Example: Whitman, "When Lilacs Last in the Dooryard Bloom'd".
rhyme: Occurs when two or more words or phrases contain an identical or similar vowel-sound, usually accented, and the consonant sounds (if any) that follow the vowel-sound are identical.
- masculine involves one syllable.
- feminine involves two or more syllables, with stress on a syllable other than the last.
- internal within the line (one or more words).
- end at the end of the line; most frequently sought and used.
- slant rime the final consonant sounds are the same but the vowels are different.
- consonance a kind of slant rime; occurs when the rimed words or phrases have the same beginning and ending consonant sounds but a different vowel (as in chitter and chatter).
consonance: Repetition of final consonant sounds&endash;&endash;short and sweet or struts and frets.
stanza: (Italian for "stopping-place" or "room"); a group of lines whose pattern is repeated throughout the poem.
refrain: words, phrases or lines repeated at intervals; note the difference between terminal, incremental, and internal refrain.
ballad: any narrative song; a poem which resembles one.
rhythm: the recurrence of stresses and pauses in language; the natural rise and fall of language in speech; the alternation between accented and unaccented syllables.
stress: (or accent); a greater amount of force given to one syllable in speaking than is given another.
syllable: the basic component of words: a vowel sound that may be preceded or followed by consonant sounds.
meter: metrical language, the accents are arranged at apparently equal intervals.
prose: non-metrical language.
verse: metrical language (not a synonym for poetry; not all poetry is metrical); note also free verse
Units of Meter: The way to describe the rhythm of verse
iambic a line made up primarily of iambs; unstressed/stressed syllables.
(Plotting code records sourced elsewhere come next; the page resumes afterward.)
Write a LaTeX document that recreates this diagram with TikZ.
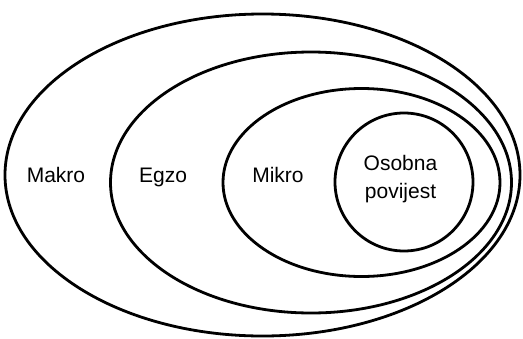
\documentclass[tikz,border=0pt]{standalone}
\usepackage{fontspec}
\setmainfont{Liberation Sans}
\begin{document}
\begin{tikzpicture}[x=1pt,y=1pt,yscale=-1,xscale=1]
\tikzset{ring/.style={draw=black,line width=2.8pt},
  label/.style={anchor=base,inner sep=0.75pt,font=\fontsize{21}{28}\selectfont,align=center}}
\useasboundingbox (0,0) rectangle (523,338);

%Shape: Ellipse [id:makro]
\draw [ring] (262.5,175) ellipse (257.5 and 161);
%Shape: Ellipse [id:egzo]
\draw [ring] (311,182.5) ellipse (200.5 and 130.5);
%Shape: Ellipse [id:mikro]
\draw [ring] (361.5,182.5) ellipse (138.5 and 94);
%Shape: Circle [id:osobna]
\draw [ring] (404,182) ellipse (69 and 69);

% Text Node
\node [label] (makro) at (56,182) {Makro};
% Text Node
\node [label] (egzo) at (163,182) {Egzo};
% Text Node
\node [label] (mikro) at (278,182) {Mikro};
% Text Node
\node [label] (osobna) at (400.5,198) {Osobna\\povijest};

\end{tikzpicture}
\end{document}
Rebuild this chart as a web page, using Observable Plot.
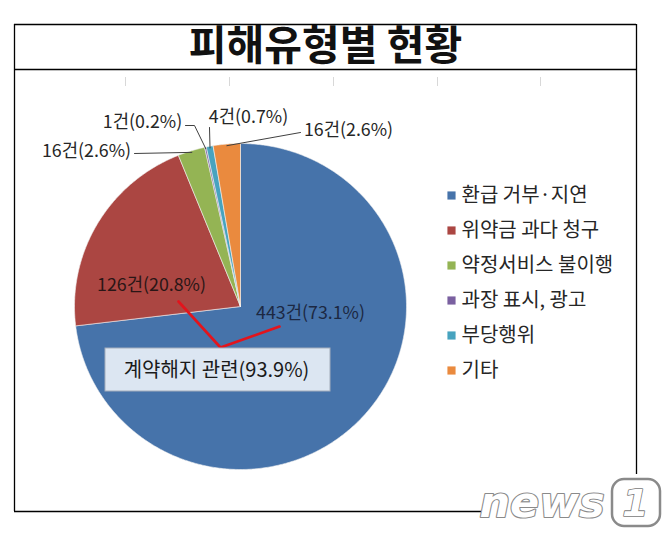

anapestic a line made up primarily of anapests; two unstressed/one stressed syllables.
trochaic a line made up of trochees; stressed/unstressed syllables.
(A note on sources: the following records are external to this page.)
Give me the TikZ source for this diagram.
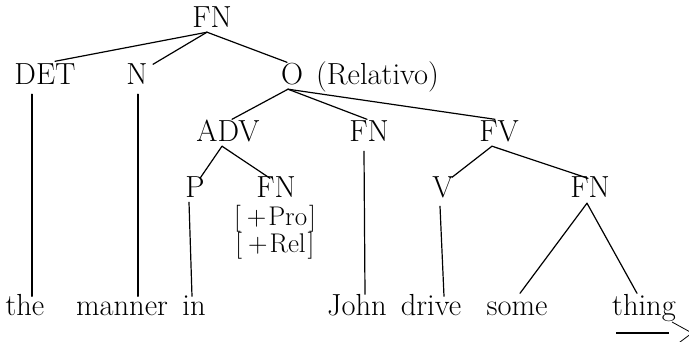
\documentclass[tikz,border=0pt]{standalone}
\usepackage{fontspec}
\begin{document}
\begin{tikzpicture}[x=1pt,y=-1pt,
  lab/.style={anchor=base,inner xsep=0pt,inner ysep=4pt,text height=18.5pt,text depth=0pt,font=\fontsize{30.5}{36}\selectfont},
  feat/.style={anchor=base,inner sep=0pt,text height=20pt,text depth=6.6pt,font=\fontsize{27}{27}\selectfont},
  edge/.style={line width=1.2pt,line cap=round}]
\useasboundingbox (0,0) rectangle (689,342);
\fill[white] (0,0) rectangle (689,342);
% level 0
\node[lab] (fn0) at (212,28) {FN};
% level 1
\node[lab] (det) at (45,85) {DET};
\node[lab] (n) at (137,85) {N};
\node[lab] (o) at (292,85) {O};
\node[lab,anchor=base west] (rel) at (316,85) {(Relativo)};
% level 2
\node[lab] (adv) at (228,142) {ADV};
\node[lab] (fnm) at (369,142) {FN};
\node[lab] (fv) at (499,142) {FV};
% level 3
\node[lab] (p) at (195,198) {P};
\node[lab] (fna) at (276,198) {FN};
\node[lab] (v) at (443,198) {V};
\node[lab] (fnr) at (590,198) {FN};
\node[feat] (pro) at (275,226) {[\kern6pt+\kern2pt Pro\kern2pt]};
\node[feat] (relf) at (275,253) {[\kern6pt+\kern2pt Rel\kern2pt]};
% leaves
\node[lab] (the) at (25,316) {the};
\node[lab] (manner) at (122,316) {manner};
\node[lab] (in) at (194,316) {in};
\node[lab] (john) at (357,316) {John};
\node[lab] (drive) at (431,316) {drive};
\node[lab] (some) at (517,316) {some};
\node[lab] (thing) at (644,316) {thing};
% connectors
\draw[edge] ([xshift=-5pt]fn0.south) -- ([shift={(10pt,1pt)}]det.north);
\draw[edge] ([xshift=-5pt]fn0.south) -- ([shift={(16pt,-2pt)}]n.north);
\draw[edge] ([xshift=-5pt]fn0.south) -- ([xshift=-5pt]o.north);
\draw[edge] ([xshift=-4pt]o.south) -- ([xshift=4pt]adv.north);
\draw[edge] ([xshift=-4pt]o.south) -- ([xshift=-2pt]fnm.north);
\draw[edge] ([xshift=-4pt]o.south) -- ([xshift=-4pt]fv.north);
\draw[edge] ([xshift=-6pt]adv.south) -- ([shift={(5pt,-3pt)}]p.north);
\draw[edge] ([xshift=-6pt]adv.south) -- ([shift={(-6pt,-3pt)}]fna.north);
\draw[edge] ([xshift=-7pt]fv.south) -- ([shift={(9pt,-2pt)}]v.north);
\draw[edge] ([xshift=-7pt]fv.south) -- ([shift={(-2pt,-3pt)}]fnr.north);
\draw[edge] ([shift={(-3pt,-1pt)}]fnr.south) -- ([xshift=3pt]some.north);
\draw[edge] ([shift={(-3pt,-1pt)}]fnr.south) -- ([xshift=-7pt]thing.north);
\draw[edge] ([shift={(-13pt,-5pt)}]det.south) -- ([shift={(7pt,-3pt)}]the.north);
\draw[edge] ([shift={(1pt,-5pt)}]n.south) -- ([shift={(16pt,-3pt)}]manner.north);
\draw[edge] ([xshift=-6pt]p.south) -- ([shift={(-2pt,-3pt)}]in.north);
\draw[edge] ([shift={(-5pt,-5pt)}]fnm.south) -- ([shift={(8pt,-1pt)}]john.north);
\draw[edge] ([shift={(-3pt,-4pt)}]v.south) -- ([shift={(13pt,-3pt)}]drive.north);
% cut-off mark at the lower right
\coordinate (ua) at (616,333);
\coordinate (ub) at (669,333);
\draw[line width=1.5pt] (ua) -- (ub);
\begin{scope}
\clip (0,0) rectangle (689,342);
\coordinate (aa) at (672,322);
\coordinate (ab) at (692,333);
\coordinate (ac) at (676,345);
\draw[line width=0.8pt] (aa) -- (ab) -- (ac);
\end{scope}
\end{tikzpicture}
\end{document}
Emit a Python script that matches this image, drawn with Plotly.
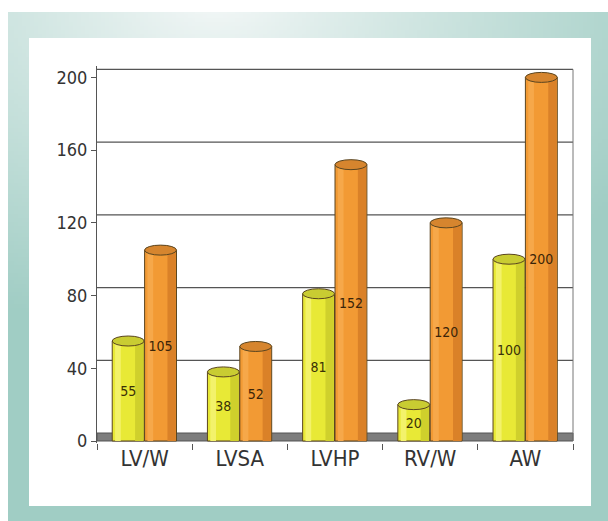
import base64, struct, zlib
import numpy as np
import plotly.graph_objects as go

categories = ["LV/W", "LVSA", "LVHP", "RV/W", "AW"]
series_a = [55, 38, 81, 20, 100]      # yellow
series_b = [105, 52, 152, 120, 200]   # orange
y_ticks = [0, 40, 80, 120, 160, 200]

W, H = 608, 521
ML, MR, MT, MB = 97, 35, 66, 78
PW, PH = W - ML - MR, H - MT - MB
K = 1.818  # px per unit
Y_LO = -2.0 / K
Y_HI = Y_LO + PH / K
FONT = "Liberation Sans Narrow, DejaVu Sans Condensed, Roboto Condensed, Noto Sans, sans-serif"


def png_data_uri(arr):
    h, w, _ = arr.shape
    raw = b"".join(b"\x00" + arr[r].astype(np.uint8).tobytes() for r in range(h))

    def chunk(tag, data):
        c = struct.pack(">I", len(data)) + tag + data
        return c + struct.pack(">I", zlib.crc32(tag + data) & 0xffffffff)

    png = b"\x89PNG\r\n\x1a\n" + chunk(b"IHDR", struct.pack(">IIBBBBB", w, h, 8, 2, 0, 0, 0))
    png += chunk(b"IDAT", zlib.compress(raw, 9)) + chunk(b"IEND", b"")
    return "data:image/png;base64," + base64.b64encode(png).decode()


# background gradient frame (decoration)
gw, gh = 152, 130
gx = np.linspace(0, W, gw)[None, :]
gy = np.linspace(0, H, gh)[:, None]
d = np.sqrt(((gx - 210) / 1.0) ** 2 + ((gy + 20) * 1.45) ** 2)
t = np.clip(d / 520.0, 0, 1) ** 0.9
light = np.array([246, 249, 249])
teal = np.array([160, 205, 196])
img = light[None, None, :] * (1 - t[..., None]) + teal[None, None, :] * t[..., None]
bg_uri = png_data_uri(img)


def px_to_paper_x(px):
    return (px - ML) / PW


def px_to_paper_y(py):
    return 1 - (py - MT) / PH


fig = go.Figure()

bw = 0.335
yellow_off, orange_off = -0.34, 0.0
outline = "#5a4520"

# main bodies
fig.add_trace(go.Bar(x=categories, y=series_a, offset=yellow_off, width=bw,
                     marker=dict(color="#e8e936", line=dict(color=outline, width=1)),
                     hoverinfo="skip", showlegend=False))
fig.add_trace(go.Bar(x=categories, y=series_b, offset=orange_off, width=bw,
                     marker=dict(color="#f29a34", line=dict(color=outline, width=1)),
                     hoverinfo="skip", showlegend=False))
# shading strips (right side darker, left side lighter)
fig.add_trace(go.Bar(x=categories, y=series_a, offset=yellow_off + 0.24, width=0.088,
                     marker=dict(color="#cfd02c", line=dict(width=0)),
                     hoverinfo="skip", showlegend=False))
fig.add_trace(go.Bar(x=categories, y=series_a, offset=yellow_off + 0.03, width=0.06,
                     marker=dict(color="#f3f26a", line=dict(width=0)),
                     hoverinfo="skip", showlegend=False))
fig.add_trace(go.Bar(x=categories, y=series_b, offset=orange_off + 0.24, width=0.088,
                     marker=dict(color="#da8128", line=dict(width=0)),
                     hoverinfo="skip", showlegend=False))
fig.add_trace(go.Bar(x=categories, y=series_b, offset=orange_off + 0.03, width=0.06,
                     marker=dict(color="#f6a84a", line=dict(width=0)),
                     hoverinfo="skip", showlegend=False))
# value labels
fig.add_trace(go.Bar(x=categories, y=series_a, offset=yellow_off, width=bw,
                     marker=dict(color="rgba(0,0,0,0)", line=dict(width=0)),
                     text=[str(v) for v in series_a], textposition="inside",
                     insidetextanchor="middle", textangle=0,
                     textfont=dict(family=FONT, size=14, color="#3a3008"),
                     hoverinfo="skip", showlegend=False))
fig.add_trace(go.Bar(x=categories, y=series_b, offset=orange_off, width=bw,
                     marker=dict(color="rgba(0,0,0,0)", line=dict(width=0)),
                     text=[str(v) for v in series_b], textposition="inside",
                     insidetextanchor="middle", textangle=0,
                     textfont=dict(family=FONT, size=14, color="#3a2408"),
                     hoverinfo="skip", showlegend=False))

shapes = []
# white panel
shapes.append(dict(type="rect", xref="paper", yref="paper",
                   x0=px_to_paper_x(29), x1=px_to_paper_x(591),
                   y0=px_to_paper_y(506), y1=px_to_paper_y(38),
                   fillcolor="white", line=dict(width=0), layer="below"))
# floor band
shapes.append(dict(type="rect", xref="paper", yref="y", ysizemode="pixel", yanchor=0,
                   x0=0, x1=1, y0=0, y1=8, fillcolor="#7d7d7d",
                   line=dict(color="#555555", width=1), layer="between"))
# back-wall grid lines (offset up, 3D look)
for v in y_ticks[1:]:
    shapes.append(dict(type="line", xref="paper", yref="y", ysizemode="pixel", yanchor=v,
                       x0=0, x1=1, y0=8, y1=8, line=dict(color="#555555", width=1.2),
                       layer="between"))
# right wall border
shapes.append(dict(type="line", xref="paper", yref="y", ysizemode="pixel", yanchor=0,
                   x0=1, x1=1, y0=0, y1=200 * K + 8,
                   line=dict(color="#777777", width=1), layer="between"))

# cylinder caps
for i, (a, b) in enumerate(zip(series_a, series_b)):
    for val, off, col in ((a, yellow_off, "#c9cc32"), (b, orange_off, "#d6852e")):
        shapes.append(dict(type="circle", xref="x", yref="y", ysizemode="pixel", yanchor=val,
                           x0=i + off, x1=i + off + bw, y0=-5, y1=5,
                           fillcolor=col, line=dict(color=outline, width=1), layer="above"))

fig.update_layout(
    width=W, height=H,
    margin=dict(l=ML, r=MR, t=MT, b=MB, pad=0),
    barmode="overlay",
    paper_bgcolor="white",
    plot_bgcolor="rgba(0,0,0,0)",
    shapes=shapes,
    images=[dict(source=bg_uri, xref="paper", yref="paper",
                 x=px_to_paper_x(8), y=px_to_paper_y(12),
                 sizex=(W - 8) / PW, sizey=(H - 12) / PH,
                 sizing="stretch", xanchor="left", yanchor="top", layer="below")],
    xaxis=dict(type="category", tickson="boundaries", ticks="outside", ticklen=6,
               tickcolor="#555555", showline=False, showgrid=False,
               tickfont=dict(family=FONT, size=22, color="#333333"),
               range=[-0.5, 4.5]),
    yaxis=dict(range=[Y_LO, Y_HI], tickvals=y_ticks, ticks="outside", ticklen=5,
               tickcolor="#555555", showline=True, linecolor="#555555", linewidth=1.2,
               showgrid=False, zeroline=False,
               tickfont=dict(family=FONT, size=18, color="#333333")),
)

fig.write_html("out.html")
dactylic a line made up of dactyls; one stressed/two unstressed syllables.
3. Stanza a group of lines that exist as a single unit, usually set off from one another by space; in metrical poetry, a group of lines whose metrical pattern is repeated throughout the poem.
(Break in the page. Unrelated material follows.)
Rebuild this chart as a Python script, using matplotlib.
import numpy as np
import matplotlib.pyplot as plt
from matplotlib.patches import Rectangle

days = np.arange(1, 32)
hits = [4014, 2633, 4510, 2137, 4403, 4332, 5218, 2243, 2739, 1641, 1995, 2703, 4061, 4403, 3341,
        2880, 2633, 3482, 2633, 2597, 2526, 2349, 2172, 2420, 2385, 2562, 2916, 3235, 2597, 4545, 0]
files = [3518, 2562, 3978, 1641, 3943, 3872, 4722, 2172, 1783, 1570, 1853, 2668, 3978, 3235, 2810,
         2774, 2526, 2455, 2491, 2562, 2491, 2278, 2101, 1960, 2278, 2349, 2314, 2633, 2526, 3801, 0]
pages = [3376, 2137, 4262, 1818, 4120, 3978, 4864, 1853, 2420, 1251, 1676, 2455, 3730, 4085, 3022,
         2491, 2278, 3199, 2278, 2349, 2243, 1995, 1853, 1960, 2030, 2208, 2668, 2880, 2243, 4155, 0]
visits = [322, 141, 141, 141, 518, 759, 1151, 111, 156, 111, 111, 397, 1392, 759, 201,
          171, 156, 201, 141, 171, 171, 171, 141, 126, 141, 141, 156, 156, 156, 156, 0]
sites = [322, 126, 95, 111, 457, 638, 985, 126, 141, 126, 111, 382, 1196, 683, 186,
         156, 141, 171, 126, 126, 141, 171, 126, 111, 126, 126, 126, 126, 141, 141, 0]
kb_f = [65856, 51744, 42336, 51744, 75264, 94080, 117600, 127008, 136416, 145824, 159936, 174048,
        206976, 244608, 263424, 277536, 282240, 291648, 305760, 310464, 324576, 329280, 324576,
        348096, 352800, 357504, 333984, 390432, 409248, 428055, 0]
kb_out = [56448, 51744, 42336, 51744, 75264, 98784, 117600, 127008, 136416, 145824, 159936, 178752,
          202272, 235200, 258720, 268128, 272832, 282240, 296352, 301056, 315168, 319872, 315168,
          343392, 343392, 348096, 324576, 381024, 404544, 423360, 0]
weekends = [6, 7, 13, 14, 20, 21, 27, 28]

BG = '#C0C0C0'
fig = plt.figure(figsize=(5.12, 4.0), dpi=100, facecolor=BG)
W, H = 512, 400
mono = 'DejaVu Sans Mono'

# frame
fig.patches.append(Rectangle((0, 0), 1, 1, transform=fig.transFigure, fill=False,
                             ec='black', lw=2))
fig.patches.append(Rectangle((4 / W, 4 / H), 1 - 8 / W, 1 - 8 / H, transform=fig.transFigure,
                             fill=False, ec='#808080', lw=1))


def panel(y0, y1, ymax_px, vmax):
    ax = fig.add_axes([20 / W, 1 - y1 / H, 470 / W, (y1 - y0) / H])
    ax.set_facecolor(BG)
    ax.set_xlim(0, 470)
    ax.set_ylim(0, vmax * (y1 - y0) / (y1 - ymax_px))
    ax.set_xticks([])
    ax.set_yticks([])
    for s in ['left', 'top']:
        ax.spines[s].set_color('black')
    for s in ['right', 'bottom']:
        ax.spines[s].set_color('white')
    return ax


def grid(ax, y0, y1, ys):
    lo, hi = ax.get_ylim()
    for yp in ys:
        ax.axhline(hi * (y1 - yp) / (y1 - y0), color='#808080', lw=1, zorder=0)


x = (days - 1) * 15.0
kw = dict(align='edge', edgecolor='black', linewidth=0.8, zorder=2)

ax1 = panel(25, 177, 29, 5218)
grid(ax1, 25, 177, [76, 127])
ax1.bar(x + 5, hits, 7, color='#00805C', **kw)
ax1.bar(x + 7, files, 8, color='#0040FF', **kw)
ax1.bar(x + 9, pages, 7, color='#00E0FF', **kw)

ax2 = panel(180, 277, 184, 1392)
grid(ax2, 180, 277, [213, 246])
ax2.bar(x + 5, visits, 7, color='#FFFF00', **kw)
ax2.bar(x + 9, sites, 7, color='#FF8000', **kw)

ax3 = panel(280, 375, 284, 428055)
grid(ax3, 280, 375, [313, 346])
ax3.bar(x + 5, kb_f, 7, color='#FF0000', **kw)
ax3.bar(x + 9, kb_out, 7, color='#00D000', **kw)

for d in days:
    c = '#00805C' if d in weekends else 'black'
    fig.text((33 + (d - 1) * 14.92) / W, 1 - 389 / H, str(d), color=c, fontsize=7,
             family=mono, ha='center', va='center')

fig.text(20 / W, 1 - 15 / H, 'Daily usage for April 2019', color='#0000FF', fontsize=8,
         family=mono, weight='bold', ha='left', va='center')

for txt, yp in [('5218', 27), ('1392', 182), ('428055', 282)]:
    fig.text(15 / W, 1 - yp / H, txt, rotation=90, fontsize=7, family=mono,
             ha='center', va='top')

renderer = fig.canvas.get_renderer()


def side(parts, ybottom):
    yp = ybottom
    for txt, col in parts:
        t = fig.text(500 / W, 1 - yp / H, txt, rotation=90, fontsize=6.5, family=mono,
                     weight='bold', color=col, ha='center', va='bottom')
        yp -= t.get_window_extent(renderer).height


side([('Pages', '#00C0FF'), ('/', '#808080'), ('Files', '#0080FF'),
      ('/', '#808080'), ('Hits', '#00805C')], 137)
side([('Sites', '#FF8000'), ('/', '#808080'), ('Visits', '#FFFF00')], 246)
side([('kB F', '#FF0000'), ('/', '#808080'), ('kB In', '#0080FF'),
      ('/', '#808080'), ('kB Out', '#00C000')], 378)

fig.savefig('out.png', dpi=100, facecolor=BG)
prosody: the study of metrical structures in poetry.
scansion: diagraming stressed/unstressed syllables in lines of verse; measuring the rhythm of metrical verse.
blank verse: ("blank" = bare of rime); unrhymed iambic pentameter (as in Shakespearean drama).
free verse: poetry with no apparent or consistent meter or formal rhythmical structure.
cesura: a pause in a line; usually (though not always) occurring at a mark of punctuation
end-stopped lines: where a line ends in a full pause, usually indicated by some mark of punctuation.
run-on lines: where the lines do not end in punctuation and are therefore read with only a slight pause; we must read on to the next line to complete the thought.
metonymy / synecdoche: a figure of speech (trope) in which some significant aspect or detail of experience is used to represent the whole experience.
synecdoche = part used for the whole.
Example:
" With what attentive courtesy he bent
Over his instrument;
Not as a lordly conquerer who could
Command both wire and wood,
But as a man with a loved woman might,
Inquiring with delight
What slight essential things she had to say
Before they started, he and she, to play. "
Frances Cornford
metonymy = the use of something closely related for the thing actually meant
Example: "The pen is mightier than the sword."
apostrophe: a figure of speech (trope) in which the poem's speaker addresses someone absent or dead or something non-human as if that person or thing were present.